The most important legal question in DPC is whether your state has passed a DPC enabling statute. These laws explicitly declare that DPC agreements are NOT insurance contracts, which protects you from being regulated as an insurance company by your state's Department of Insurance.
As of 2025, approximately 37 states have enacted DPC legislation. The specifics vary: - Some states define DPC broadly (any direct agreement for primary care services) - Some limit DPC to specific provider types (physicians, NPs, PAs) - Some cap the monthly fee (e.g., Missouri caps at $150/month) - Some require specific disclosures in the DPC agreement - Some explicitly allow or prohibit DPC for Medicaid/Medicare populations
States WITHOUT DPC legislation can still support DPC practices — the absence of a law doesn't make DPC illegal. It just means there's less regulatory clarity. In these states, it's especially important to structure your membership agreement carefully (with a healthcare attorney) to avoid any appearance of selling insurance.

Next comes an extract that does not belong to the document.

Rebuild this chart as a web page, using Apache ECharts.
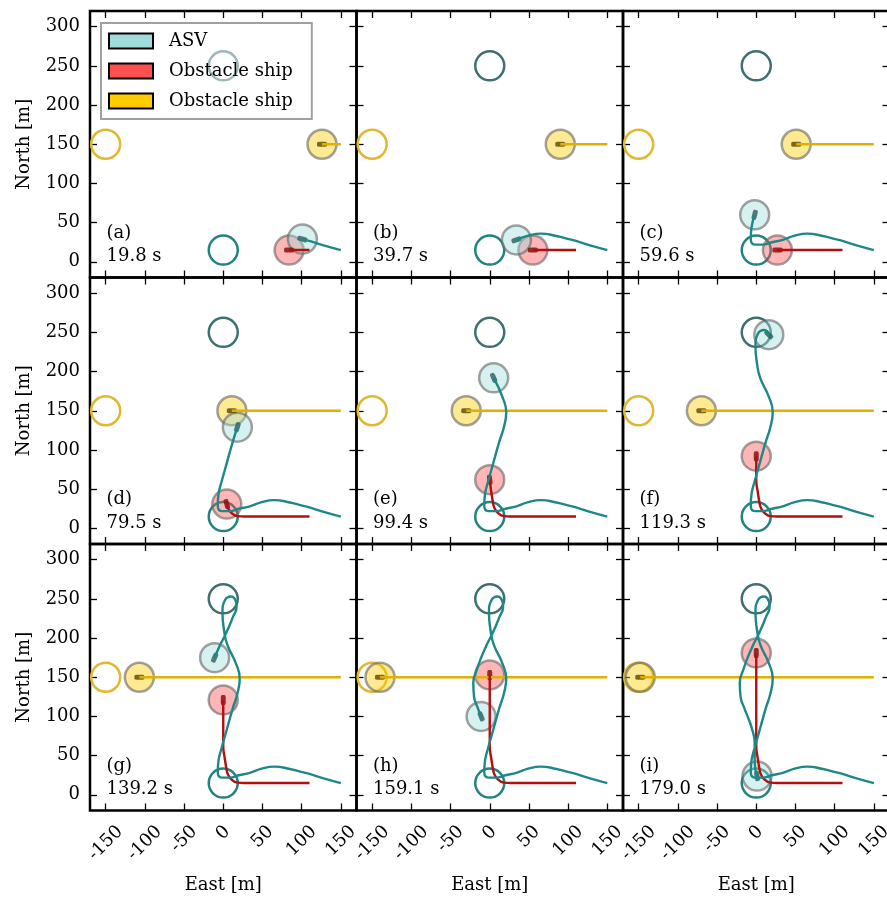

Critical state-specific issues to research: 1. Does your state have a DPC enabling statute? 2. Does the law cover your provider type (MD, DO, NP, PA)? 3. Are there fee caps or disclosure requirements? 4. What does your state medical board say about DPC? 5. Does your state allow DPC practices to also bill insurance for some services (hybrid)? 6. Corporate practice of medicine (CPOM) laws — can non-physicians own or invest in your DPC practice?